Designers, or more in general visual artists, can do great work for better understanding complex issues like the recent refugee crisis, as Dutch artist Jan Rothuizen will demonstrate at WDCD Live São Paulo next week. In a new project in Colombia, he will even go a step further and provide opportunities for people to interact with his work and connect to each other.
Dutch artist Jan Rothuizen is known for his soft atlases, drawn maps of cities, buildings or other places to which he adds his written observations. The maps thus are telling the stories of the people who live in the mapped area.
Curious to learn more about the actual life in a typical refugee camp, Rothuizen decided to travel to Iraq to apply his method to Domiz camp, located 60 km from the border with Syria and housing 58.000 Syrian refugees. He travelled together with multimedia journalist Martijn van Tol and photographer Dirk-Jan Visser to document daily life in the camp.
The result is the awarded interactive multimedia documentary Refugee Republic. The project helps to raise a much more accurate image of life and the vivid activity within a refugee camp.
Soft atlas of Colombia
The project brought Rothuizen earlier this year to the Feria del Libro in Colombia, where the Netherlands was ‘Pais de Honor’. Here Rothuizen got in touch with a local publishing house that asked him to make a soft atlas of Colombia. ‘I was immediately interested in the project’, Rothuizen says. ‘Colombia has a huge refugee issue too, which is much older than the crisis in Europe. Internal conflicts, violence and expropriation of land have caused over six million people to flee their homes and settle mainly in the country’s cities.’

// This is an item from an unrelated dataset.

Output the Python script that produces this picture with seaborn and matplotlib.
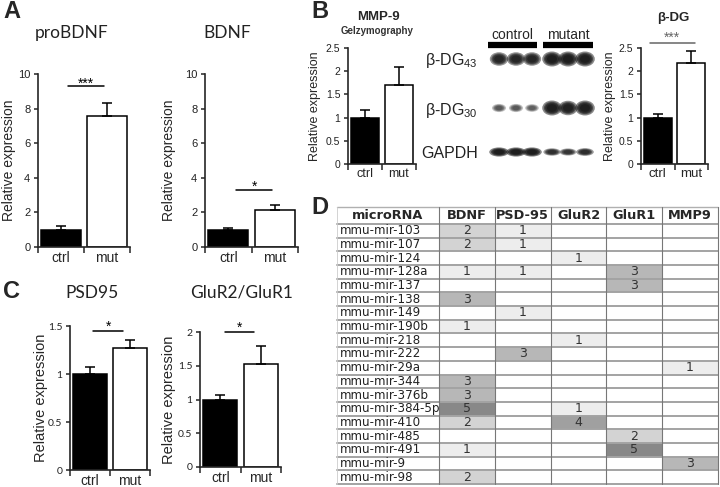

For the book Rothuizen will be traveling the country during the coming year. A new feature of this project is that the accompanying website will offer even more opportunities for interactivity. Rothuizen: ‘It will be made very easy to share the drawings through social media and it will be possible for people to leave their own remarks. The online platform will be much more open, thus encouraging contact between Colombians.’